(photos made by me, November 7, 2016)
Two years ago, I woke up on election morning, in LA. The Cubs had won the World Series just a week before and as I went about my morning, I thought about what I would say to my 5 year old nephew that night, when I called him on the phone. I would tell him how cool it was that his normal would be going from an African American president to a woman president and that, of course, the Cubs always won the World Series, not just every 108 years. I couldn’t wait to call him.
That night I went to a friend’s house to watch the returns come in. I brought a bottle of wine. The polls had just closed on the West Coast. “It doesn’t look great,” she said from the kitchen. “Oh, don’t worry,” I waved her off, “it’s still early.” But, then it wasn’t early. My friend stayed in the kitchen, unable to watch the unfolding reality. I covered my eyes and slumped deeper into the couch. I left a few hours later, in a blur of disbelief, unable to comprehend that a racist, homophobic, xenophobic, misogynist narcissist, completely lacking in intellectual curiosity and empathy, had just been elected by my fellow citizens. Late that night a friend called me on the phone, sobbing.
(photo taken by Colleen Hayes, November 8, 2016)
I awoke the next morning crying and the reality set in. I went to get coffee in an attempt to confirm that the world that had existed yesterday, still did. Los Angeles was a ghost town. The few people I saw on the sidewalk looked like zombies. Some were crying. I remembered a similar feeling of shock on 9/11, but with the distinct difference that on that day we had been attacked from the outside, whereas on 11/8 we had done it to ourselves. I don’t remember so much public crying in 2001.

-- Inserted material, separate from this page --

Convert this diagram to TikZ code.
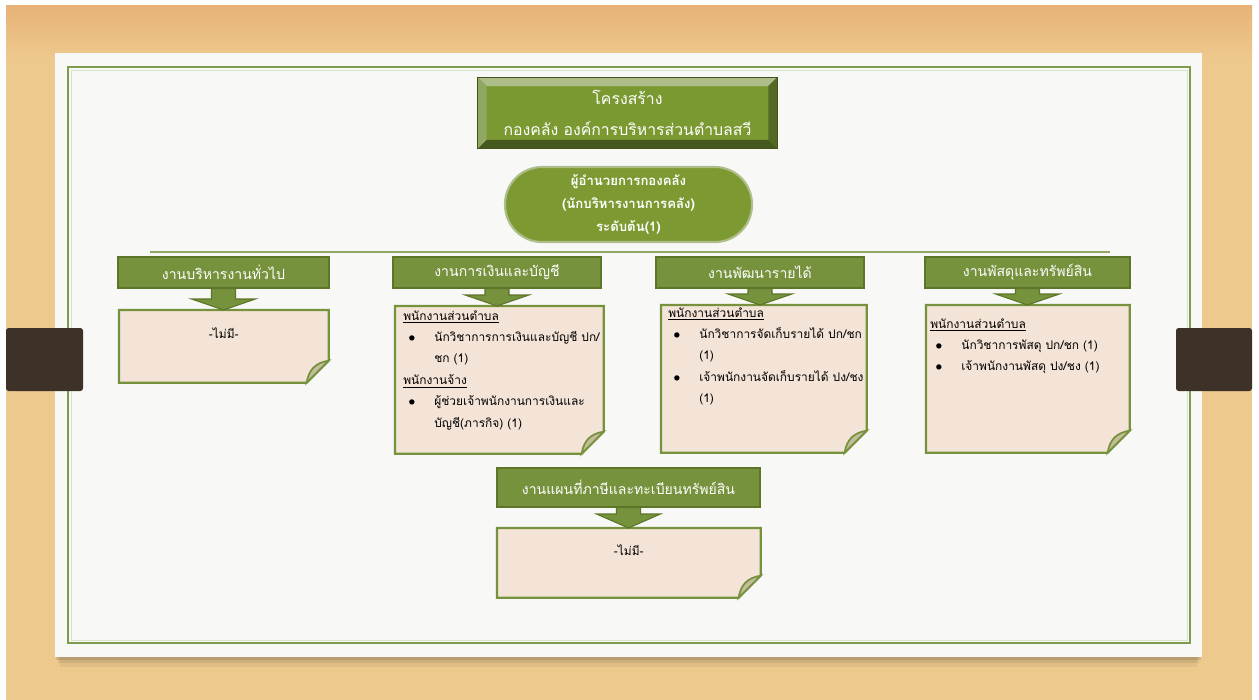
\documentclass[tikz,border=0pt]{standalone}
\usepackage{fontspec}
\setmainfont{Loma}[Script=Thai]
\usepackage{tikz}
\usetikzlibrary{calc}

\definecolor{wood}{HTML}{EDC98E}
\definecolor{woodtop}{HTML}{E8B277}
\definecolor{paper}{HTML}{F8F8F7}
\definecolor{framegreen}{HTML}{7F9C4C}
\definecolor{olive}{HTML}{76923C}
\definecolor{olivedark}{HTML}{5C7529}
\definecolor{titleface}{HTML}{7A9A31}
\definecolor{bossfill}{HTML}{7C9A31}
\definecolor{peach}{HTML}{F4E4D7}
\definecolor{flapgrey}{HTML}{C4BC9C}
\definecolor{barbrown}{HTML}{3D3128}

\tikzset{
  header/.style={fill=olive, draw=olivedark, line width=0.8pt, text=white,
    font=\fontsize{8}{10}\selectfont, inner sep=0pt, minimum height=0.62cm},
  notebox/.style={anchor=north west, inner sep=0pt},
  noteline/.style={fill=peach, draw=olive, line width=1.3pt},
  flap/.style={fill=flapgrey, draw=olive, line width=1pt},
  notetext/.style={anchor=north west, align=left, inner sep=0pt,
    font=\fontsize{6.8}{12.2}\selectfont},
  blockarrow/.style={fill=olive, draw=olivedark, line width=0.6pt}
}

\newcommand{\bitem}{\hspace*{0.1cm}\makebox[0.52cm][l]{$\bullet$}}
\newcommand{\bcont}{\hspace*{0.62cm}}
% box with folded corner
\newcommand{\foldbox}[1]{%
  \draw[noteline] (#1.north west) -- (#1.north east) -- ($(#1.south east)+(0,-22)$)
    -- ($(#1.south east)+(-22,0)$) -- (#1.south west) -- cycle;
  \filldraw[flap] ($(#1.south east)+(0,-22)$) .. controls ($(#1.south east)+(-13,-20)$)
    and ($(#1.south east)+(-20,-13)$) .. ($(#1.south east)+(-22,0)$) -- cycle;
}
% block arrow from a header down to its box
\newcommand{\headarrow}[3]{%
  \filldraw[blockarrow] ($(#1.south)+(-12,0)$) -- ($(#1.south)+(12,0)$)
    -- ($(#1.south |- #2.north)+(12,-#3)$) -- ($(#1.south |- #2.north)+(32,-#3)$)
    -- (#1.south |- #2.north) -- ($(#1.south |- #2.north)+(-32,-#3)$)
    -- ($(#1.south |- #2.north)+(-12,-#3)$) -- cycle;
}

\begin{document}
\begin{tikzpicture}[x=0.02cm, y=-0.02cm]
    \useasboundingbox (0,0) rectangle (1259,700);
    \fill[white] (0,0) rectangle (1259,700);
    % Wood
    \fill[wood] (6,5) rectangle (1252,700);
    \shade[top color=woodtop, bottom color=wood] (6,5) rectangle (1252,60);
    % Paper and shadow
    \fill[black, opacity=0.05] (60,60) rectangle (1197,667);
    \fill[black, opacity=0.08] (58,58) rectangle (1199,663);
    \fill[black, opacity=0.10] (56,56) rectangle (1201,660);
    \fill[paper] (55,53) rectangle (1202,657);
    \draw[framegreen, line width=1.2pt] (68,67) rectangle (1190,643);
    \draw[framegreen!30, line width=0.5pt] (71,70) rectangle (1187,640);
    % Bars
    \fill[barbrown, rounded corners=1.5pt] (6,328) rectangle (83,391);
    \fill[barbrown, rounded corners=1.5pt] (1176,328) rectangle (1252,391);

    % Title
    \node[fill=titleface, text=white, align=center, inner sep=0pt,
      minimum width=5.98cm, minimum height=1.42cm,
      font=\fontsize{9}{17.6}\selectfont] (title) at (627.5,113)
      {โครงสร้าง\\กองคลัง องค์การบริหารส่วนตำบลสวี};
    \fill[olive!60!white] (title.north west) -- (title.north east)
      -- ($(title.north east)+(-9,9)$) -- ($(title.north west)+(9,9)$) -- cycle;
    \fill[olive!80!white] (title.north west) -- ($(title.north west)+(9,9)$)
      -- ($(title.south west)+(9,-9)$) -- (title.south west) -- cycle;
    \fill[olivedark!90!black] (title.north east) -- (title.south east)
      -- ($(title.south east)+(-9,-9)$) -- ($(title.north east)+(-9,9)$) -- cycle;
    \fill[olivedark!75!black] (title.south west) -- (title.south east)
      -- ($(title.south east)+(-9,-9)$) -- ($(title.south west)+(9,-9)$) -- cycle;
    \draw[olivedark!70!black, line width=0.6pt] (title.north west) rectangle (title.south east);

    % Director
    \node[fill=bossfill, draw=olive!60!white, line width=1.2pt, rounded corners=0.74cm,
      minimum width=4.94cm, minimum height=1.5cm, text=white, align=center,
      font=\bfseries\fontsize{7.5}{13}\selectfont] (boss) at (628.5,204.5)
      {ผู้อำนวยการกองคลัง\\(นักบริหารงานการคลัง)\\ระดับต้น(1)};

    % Rule
    \coordinate (rulel) at (150,252);
    \coordinate (ruler) at (1110,252);
    \draw[olive!80!white, line width=0.8pt] (rulel) -- (ruler);

    % Headers
    \node[header, minimum width=4.22cm] (h1) at (223.5,272.5) {งานบริหารงานทั่วไป};
    \node[header, minimum width=4.16cm] (h2) at (497,272.5) {งานการเงินและบัญชี};
    \node[header, minimum width=4.16cm] (h3) at (760,272.5) {งานพัฒนารายได้};
    \node[header, minimum width=4.10cm] (h4) at (1027.5,272.5) {งานพัสดุและทรัพย์สิน};
    \node[header, minimum width=5.26cm, minimum height=0.78cm] (h5) at (628.5,487.5)
      {งานแผนที่ภาษีและทะเบียนทรัพย์สิน};

    % Boxes
    \node[notebox, minimum width=4.18cm, minimum height=1.44cm] (b1) at (119,310) {};
    \node[notebox, minimum width=4.16cm, minimum height=2.94cm] (b2) at (395,306) {};
    \node[notebox, minimum width=4.10cm, minimum height=2.94cm] (b3) at (661,305) {};
    \node[notebox, minimum width=4.06cm, minimum height=2.94cm] (b4) at (926,305) {};
    \node[notebox, minimum width=5.26cm, minimum height=1.38cm] (b5) at (497,528) {};
    \foldbox{b1}
    \foldbox{b2}
    \foldbox{b3}
    \foldbox{b4}
    \foldbox{b5}

    % Arrows
    \headarrow{h1}{b1}{11}
    \headarrow{h2}{b2}{11}
    \headarrow{h3}{b3}{11}
    \headarrow{h4}{b4}{11}
    \headarrow{h5}{b5}{14}

    % Box texts
    \node[font=\fontsize{6.8}{12}\selectfont] (t1) at ($(b1.north)+(0,23)$) {-ไม่มี-};
    \node[notetext] (t2) at ($(b2.north west)+(8,4)$)
      {\underline{พนักงานส่วนตำบล}\\
       \bitem นักวิชาการการเงินและบัญชี ปก/\\
       \bcont ชก (1)\\
       \underline{พนักงานจ้าง}\\
       \bitem ผู้ช่วยเจ้าพนักงานการเงินและ\\
       \bcont บัญชี(ภารกิจ) (1)};
    \node[notetext] (t3) at ($(b3.north west)+(7,2)$)
      {\underline{พนักงานส่วนตำบล}\\
       \bitem นักวิชาการจัดเก็บรายได้ ปก/ชก\\
       \bcont (1)\\
       \bitem เจ้าพนักงานจัดเก็บรายได้ ปง/ชง\\
       \bcont (1)};
    \node[notetext] (t4) at ($(b4.north west)+(4,13)$)
      {\underline{พนักงานส่วนตำบล}\\
       \bitem นักวิชาการพัสดุ ปก/ชก (1)\\
       \bitem เจ้าพนักงานพัสดุ ปง/ชง (1)};
    \node[font=\fontsize{6.8}{12}\selectfont] (t5) at ($(b5.north)+(0,22)$) {-ไม่มี-};
\end{tikzpicture}
\end{document}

And, now, here we are. Election Day, 2018.
Two years of confirmation to how bad it really could get. An old, rich, white, male club in its death throes, clinging to power as the world around them changes and evolves. Make America Great Again; an idea grabbed onto by so many, as if there is ever a way to go backwards, to a time of privilege for few and oppression for many. As our greatness was called into question, one thing was sure; the muck was rising to the surface and a level of bigotry of which I had been totally ignorant prior to 2016, shocked me daily and continues to do so. The level of privilege I had been granted because of my race, economic class, and sexual orientation became blindingly clear.
(selfie, July 4, 2018)
Who are we? Who do we want to become? The macro imitating the micro. Involved, kind, present, and compassionate. As we practice these ideals in our households, they permeate into our neighborhoods, towns, cities, states, country, and finally planet. There is no other way, that I can see.
(photo taken by me, January 21, 2017)
I’m antsy right now. I am blogging to keep from checking my phone, social media, or listening to the news. I voted. I donated. I asked others to do the same. Now, I wait.
It’s a beautiful, autumn day outside. I’m going to go for a bike ride. I’m going to make lunch. And, because of the PTSD I still feel from watching the results two years ago, I may go dancing instead. I have faith in you, my fellow citizens and humans. Love will always win in the end. Even when the road looks dark and the way unclear.
When I despair, I remember that all through history the way of truth and love have always won. There have been tyrants and murderers and, for a time, they can seem invincible, but in the end, they always fall. Think of it- always.